Located off the B-Line Trail on the south side of Bloomington at 922 S. Morton St., the site operates as a bar and production facility, with patrons drinking out front what is made and bottled in the back.

The distillery, which opened in February, was built into an old sheet metal facility, with the back area retained for production and the front remodeled with locally sourced materials and artwork as a bar area.

The business is operated by four partners, Jeff Wuslich, Rick Dietz, Adam Quirk and Jason Katz, who originally conceived of the idea in 2009 and worked to fund and open the business during the next several years.

“We had similar visions for a craft distillery,” Wuslich said. “We wanted to make something we could hold in our hands.”

Two months after opening, the distillery offers a signature vodka that makes up the vast majority of its drinks and is working on introducing new products, ?Wuslich said.

These products include new vodka infusions, a gin and eventually whiskey, which will take time to come to market due to the length of the aging process.

All of these drinks are produced by a single computer-controlled still with three towers of bright copper which almost brush the ceiling of the distillery’s production plant.

“Penny’s her name,” Hughey said, looking at the still. “If you take care of her, she’ll take care of you.”

Cardinal Spirits operates a continuous still and is the first micro-distillery in the county to do so, Lingo said. Larger spirit producers such as Maker’s Mark and Jim Bean operate continuous stills.

Continuous stills differ from pot stills, a more traditional form of distilling.

The continuous still offers greater efficiency and produces a more consistent product, which is why the distillery chose it, Wuslich said.

“Some people are pretty fanatical about it,” Wuslich said. “We think this still is more nimble.”

Catharine Dahm, an IU senior studying journalism, works for the company as the communications director. She said she appreciates what makes the company different.

“It’s different from anything else you would get in Bloomington,” Dahm said. “It’s on the B-Line, not Kirkwood.
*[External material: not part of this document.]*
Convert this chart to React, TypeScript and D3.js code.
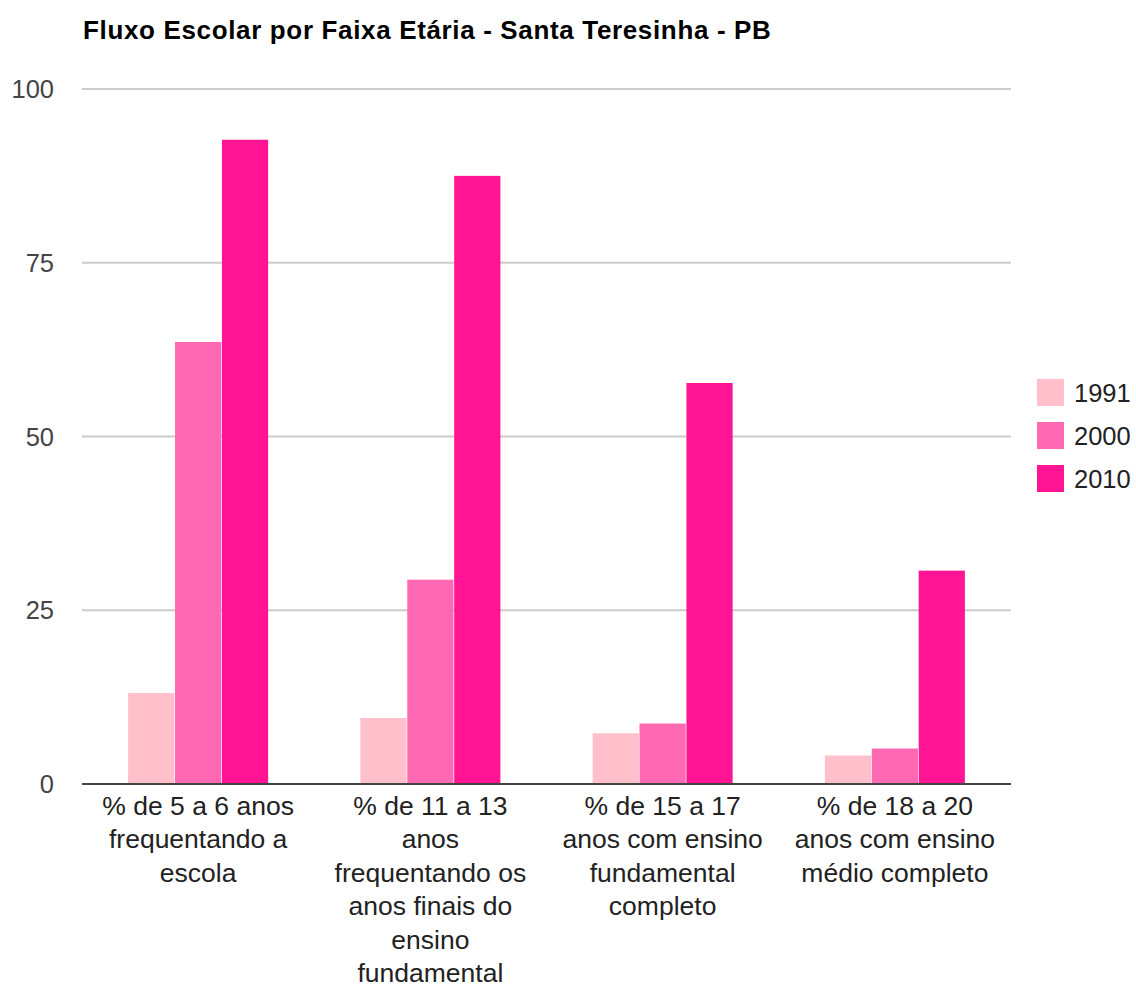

But not everybody wants to drink at Kilroy’s.”

As the company grows, it envisions spreading across the Midwest but remaining focused on its local roots.

“We want to focus on Bloomington and Indianapolis and create a demand within our region so it sells well and sells repeatedly well,” Wuslich said.

Whatever the future brings, the company is up, running and adding another option to Bloomington’s vibrant and exciting restaurant and craft brewing scene.

“As a student, how could I walk in here and not want a drink?” Dahm said.